A Delhi court has acquitted a 2015 DUSU election candidate of the charge of defacing public property by pasting his campaign posters on the wall of a government building on the ground that the complainant himself was investigating the case. Chief Metropolitan Magistrate Manish Khurana absolved the Chhatra Yuva Sangharsh Samiti (CYSS) candidate, who contested for the post of Secretary in 2015 Delhi University Students’ Union (DUSU rpt DUSU) elections of the offence under Delhi Prevention of Defacement of Property Act.
The court also noted that their were no independent witnesses to prove the allegations. “It is well settled law that complainant should not be the investigating officer in the case so as to rule out any illwill or bias against the accused. “Therefore, in order to allay any fear of bias or ill will, it is in the fitness of things that the complainant and the IO should not be the same person which is not the case before the court,” the court said. While deciding the matter in favour of the accused who had lost the election to an ABVP candidate, it also said that the photographs on the spot of the posters on the wall remain unproved.
“Considering the fact that photographs of the poster remained unproved, non-examination of independent witness, non -filing of certificate under Evidence Act regarding taking of photograph from his mobile phone and the complainant himself being the IO and considering totality of facts, in my opinion, prosecution has failed to prove its case against the accused beyond reasonable doubts,” the magistrate said.

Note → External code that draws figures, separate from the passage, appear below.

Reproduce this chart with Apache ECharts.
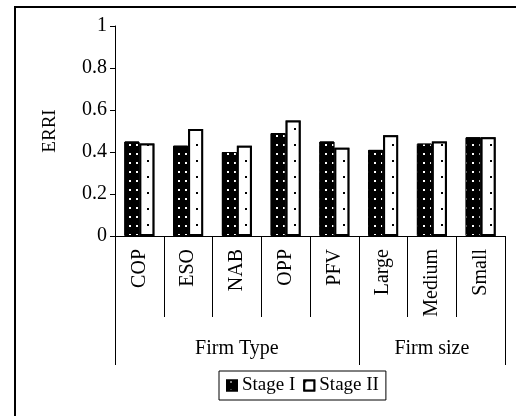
<!DOCTYPE html>
<html><head><meta charset="utf-8">
<script src="https://cdn.jsdelivr.net/npm/echarts@6/dist/echarts.min.js"></script>
<style>html,body{margin:0;padding:0;background:#fff}#c{width:516px;height:416px}</style>
</head><body><div id="c"></div>
<script>
const categories = ['COP','ESO','NAB','OPP','PFV','Large','Medium','Small'];
const groupLabels = ['', '', 'Firm Type', '', '', '', 'Firm size', ''];
const groupStarts = [0, 5];
const stage1 = [0.45, 0.43, 0.40, 0.49, 0.45, 0.41, 0.44, 0.47];
const stage2 = [0.44, 0.51, 0.43, 0.55, 0.42, 0.48, 0.45, 0.47];
const yTicks = [0, 0.2, 0.4, 0.6, 0.8, 1];

const F = 'Liberation Serif, Times New Roman, serif';
const chart = echarts.init(document.getElementById('c'));
chart.setOption({
  animation: false,
  backgroundColor: '#fff',
  textStyle: {fontFamily: F, color: '#000'},
  graphic: [{type: 'rect', shape: {x: 15, y: 7, width: 520, height: 430},
    style: {fill: 'none', stroke: '#000', lineWidth: 2}}],
  grid: {left: 115, right: 11, top: 26, bottom: 180, containLabel: false, outerBoundsMode: 'none'},
  legend: {
    left: 219, top: 371, padding: [5, 7, 5, 7], itemGap: 8,
    borderColor: '#000', borderWidth: 1,
    itemWidth: 10, itemHeight: 10, icon: 'rect',
    textStyle: {fontFamily: F, fontSize: 19, color: '#000'},
    data: ['Stage I', 'Stage II']
  },
  xAxis: [{
    type: 'category', data: categories, position: 'bottom',
    axisLine: {show: true, lineStyle: {color: '#000', width: 1}},
    axisTick: {show: true, interval: 0, length: 81, lineStyle: {color: '#000', width: 1}},
    axisLabel: {show: true, rotate: 90, margin: 13, fontFamily: F, fontSize: 20, color: '#000', interval: 0}
  }, {
    type: 'category', data: groupLabels, position: 'bottom',
    axisLine: {show: false},
    axisTick: {show: true, length: 129, lineStyle: {color: '#000', width: 1},
      interval: function (i) { return groupStarts.indexOf(i) >= 0; }},
    axisLabel: {margin: 103, fontFamily: F, fontSize: 20, color: '#000', interval: 0}
  }],
  yAxis: {
    type: 'value', min: 0, max: 1, interval: 0.2,
    name: 'ERRI', nameLocation: 'middle', nameGap: 55,
    nameTextStyle: {fontFamily: F, fontSize: 19, color: '#000'},
    axisLine: {show: true, lineStyle: {color: '#000'}},
    axisTick: {show: true, length: 5, lineStyle: {color: '#000'}},
    splitLine: {show: false},
    axisLabel: {margin: 8, fontFamily: F, fontSize: 20, color: '#000',
      formatter: function (v) { return yTicks.indexOf(Math.round(v * 10) / 10) >= 0 ? String(Math.round(v * 10) / 10) : ''; }}
  },
  series: [{
    name: 'Stage I', type: 'bar', data: stage1, barWidth: 15, barGap: '0%',
    itemStyle: {color: '#000', borderColor: '#000', borderWidth: 1,
      decal: {symbol: 'rect', symbolSize: 1, color: '#fff', dashArrayX: [[0, 3, 1.5, 4.5, 1.5, 2]], dashArrayY: [1.5, 6.2], backgroundColor: '#000'}}
  }, {
    name: 'Stage II', type: 'bar', data: stage2, barWidth: 15,
    itemStyle: {color: '#fff', borderColor: '#000', borderWidth: 2,
      decal: {symbol: 'rect', symbolSize: 1, color: '#000', dashArrayX: [[2, 46.75]], dashArrayY: [2, 13.5], backgroundColor: '#fff', maxTileWidth: 1024}}
  }]
});
</script></body></html>
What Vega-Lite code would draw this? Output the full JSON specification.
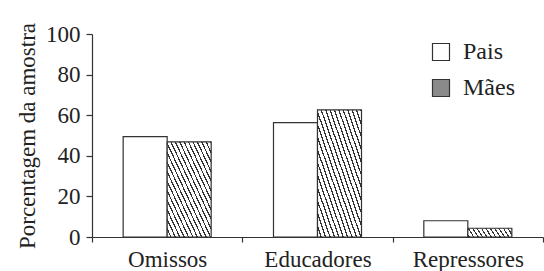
{
  "$schema": "https://vega.github.io/schema/vega-lite/v6.json",
  "autosize": "none",
  "width": 451,
  "height": 203,
  "padding": {"left": 92, "top": 34, "right": 1, "bottom": 34},
  "background": "white",
  "data": {"values": [
    {"categoria": "Omissos", "grupo": "Pais", "valor": 49.4},
    {"categoria": "Omissos", "grupo": "Mães", "valor": 46.9},
    {"categoria": "Educadores", "grupo": "Pais", "valor": 56.3},
    {"categoria": "Educadores", "grupo": "Mães", "valor": 62.6},
    {"categoria": "Repressores", "grupo": "Pais", "valor": 8.0},
    {"categoria": "Repressores", "grupo": "Mães", "valor": 4.3}
  ]},
  "mark": {"type": "bar", "stroke": "#333", "strokeWidth": 1.2},
  "encoding": {
    "x": {"field": "categoria", "type": "nominal", "sort": ["Omissos", "Educadores", "Repressores"],
      "scale": {"paddingInner": 0, "paddingOuter": 0},
      "axis": {"title": null, "labelAngle": 0, "tickBand": "extent", "tickSize": 5, "labelPadding": 6,
        "labelFont": "Liberation Serif", "labelFontSize": 23, "labelColor": "#222"}},
    "xOffset": {"field": "grupo", "type": "nominal", "sort": ["Pais", "Mães"],
      "scale": {"paddingInner": 0, "paddingOuter": 0.708}},
    "y": {"field": "valor", "type": "quantitative",
      "scale": {"domain": [0, 100]},
      "axis": {"title": "Porcentagem da amostra", "values": [0, 20, 40, 60, 80, 100], "grid": false, "tickSize": 6, "labelPadding": 6, "titlePadding": 6,
        "labelFont": "Liberation Serif", "labelFontSize": 23, "labelColor": "#222"}},
    "fill": {
      "condition": {"test": "datum.grupo === 'Mães'", "value": {"gradient": "linear", "x1": 0, "y1": 1, "x2": 1, "y2": 0, "stops": [
        {"offset": 0, "color": "white"}, {"offset": 0.035, "color": "white"}, {"offset": 0.035, "color": "#333"}, {"offset": 0.05, "color": "#333"},
        {"offset": 0.05, "color": "white"}, {"offset": 0.085, "color": "white"}, {"offset": 0.085, "color": "#333"}, {"offset": 0.1, "color": "#333"},
        {"offset": 0.1, "color": "white"}, {"offset": 0.135, "color": "white"}, {"offset": 0.135, "color": "#333"}, {"offset": 0.15, "color": "#333"},
        {"offset": 0.15, "color": "white"}, {"offset": 0.185, "color": "white"}, {"offset": 0.185, "color": "#333"}, {"offset": 0.2, "color": "#333"},
        {"offset": 0.2, "color": "white"}, {"offset": 0.235, "color": "white"}, {"offset": 0.235, "color": "#333"}, {"offset": 0.25, "color": "#333"},
        {"offset": 0.25, "color": "white"}, {"offset": 0.285, "color": "white"}, {"offset": 0.285, "color": "#333"}, {"offset": 0.3, "color": "#333"},
        {"offset": 0.3, "color": "white"}, {"offset": 0.335, "color": "white"}, {"offset": 0.335, "color": "#333"}, {"offset": 0.35, "color": "#333"},
        {"offset": 0.35, "color": "white"}, {"offset": 0.385, "color": "white"}, {"offset": 0.385, "color": "#333"}, {"offset": 0.4, "color": "#333"},
        {"offset": 0.4, "color": "white"}, {"offset": 0.435, "color": "white"}, {"offset": 0.435, "color": "#333"}, {"offset": 0.45, "color": "#333"},
        {"offset": 0.45, "color": "white"}, {"offset": 0.485, "color": "white"}, {"offset": 0.485, "color": "#333"}, {"offset": 0.5, "color": "#333"},
        {"offset": 0.5, "color": "white"}, {"offset": 0.535, "color": "white"}, {"offset": 0.535, "color": "#333"}, {"offset": 0.55, "color": "#333"},
        {"offset": 0.55, "color": "white"}, {"offset": 0.585, "color": "white"}, {"offset": 0.585, "color": "#333"}, {"offset": 0.6, "color": "#333"},
        {"offset": 0.6, "color": "white"}, {"offset": 0.635, "color": "white"}, {"offset": 0.635, "color": "#333"}, {"offset": 0.65, "color": "#333"},
        {"offset": 0.65, "color": "white"}, {"offset": 0.685, "color": "white"}, {"offset": 0.685, "color": "#333"}, {"offset": 0.7, "color": "#333"},
        {"offset": 0.7, "color": "white"}, {"offset": 0.735, "color": "white"}, {"offset": 0.735, "color": "#333"}, {"offset": 0.75, "color": "#333"},
        {"offset": 0.75, "color": "white"}, {"offset": 0.785, "color": "white"}, {"offset": 0.785, "color": "#333"}, {"offset": 0.8, "color": "#333"},
        {"offset": 0.8, "color": "white"}, {"offset": 0.835, "color": "white"}, {"offset": 0.835, "color": "#333"}, {"offset": 0.85, "color": "#333"},
        {"offset": 0.85, "color": "white"}, {"offset": 0.885, "color": "white"}, {"offset": 0.885, "color": "#333"}, {"offset": 0.9, "color": "#333"},
        {"offset": 0.9, "color": "white"}, {"offset": 0.935, "color": "white"}, {"offset": 0.935, "color": "#333"}, {"offset": 0.95, "color": "#333"},
        {"offset": 0.95, "color": "white"}, {"offset": 0.985, "color": "white"}, {"offset": 0.985, "color": "#333"}, {"offset": 1, "color": "#333"}
      ]}},
      "field": "grupo", "type": "nominal", "sort": ["Pais", "Mães"],
      "scale": {"domain": ["Pais", "Mães"], "range": ["white", "#8a8a8a"]},
      "legend": {"title": null, "orient": "none", "legendX": 337, "legendY": 6, "symbolType": "square", "symbolSize": 289,
        "symbolStrokeColor": "#333", "symbolStrokeWidth": 1.2, "labelFontSize": 24, "labelFont": "Liberation Serif", "labelColor": "#222",
        "labelOffset": 10, "rowPadding": 12,
        "encode": {"symbols": {"update": {
          "stroke": {"value": "#333"},
          "strokeWidth": {"value": 1.2},
          "opacity": {"value": 1}
        }}}
      }
    }
  },
  "config": {
    "view": {"stroke": null},
    "font": "Liberation Serif",
    "axis": {"domainColor": "#333", "tickColor": "#333", "domainWidth": 1.2, "tickWidth": 1.2,
      "labelColor": "#222", "labelFont": "Liberation Serif", "labelFontSize": 23,
      "titleColor": "#222", "titleFont": "Liberation Serif", "titleFontSize": 23, "titleFontWeight": "normal"},
    "legend": {"labelColor": "#222", "labelFont": "Liberation Serif"}
  }
}
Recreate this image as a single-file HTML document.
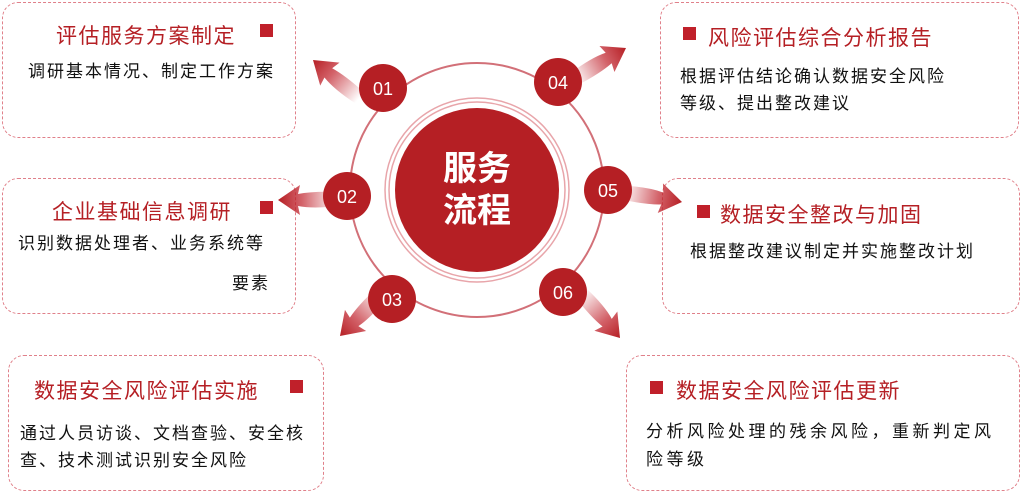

According to the prosecution, on September 10, 2015 a police official saw posters on a government boundary wall near Devika Tower at Nehru Place as part of the campaign for the CYSS candidate Rahul Raj Aryan. An FIR was lodged which was followed by a charge sheet against him for the offence of defacing public property under the DPDP Act. However, during the trial, the accused denied prosecution case in its entirety and claimed innocence. He also claimed that he was falsely implicated by someone and the wall in question was also not a public property.